Quantum chaotic motion of a single particle in heavy nuclei

Abstract

In the framework of the two-center shell model we calculate the nearest neighbor level spacing distribution and spectral rigidity of single-particle energy levels of heavy nuclei when the shape parameters are changed systematically. In the two cases of the single-particle Hamiltonian with and without the spin-orbit coupling l · s and square angular momentum l 2 terms, the shape parameter regions are determined respectively, in which both of the spacing distribution and spectral rigidity approach the predictions of the Gaussian orthogonal ensemble of random matrix theory.
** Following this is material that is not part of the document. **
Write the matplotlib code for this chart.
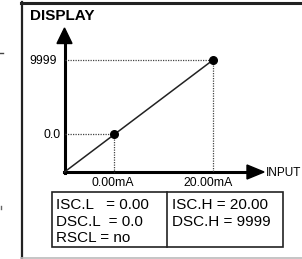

In both cases it is shown that a considerable octupole-like deformation is necessary to induce the chaotic single-particle motion. Moreover, the occurrence of the chaotic motion not only appears in the heavy nuclei with oblate shapes but also in prolate ones with a proper neck. The neck appreciably influences the occurrence of the chaotic motion when the separation between the two centers is medium or larger. It is exhibited that the level repulsion which is strongly related to the nuclear deformation governs the regularity (chaoticity) of the single-particle motion. We find that the l · s term obviously favors the chaotic motion, however, the l 2 term only slightly affects the chaotic motion. In addition, it is implied that when the two terms are taken into account, the chaotic motion occurs even in very elongated nuclei.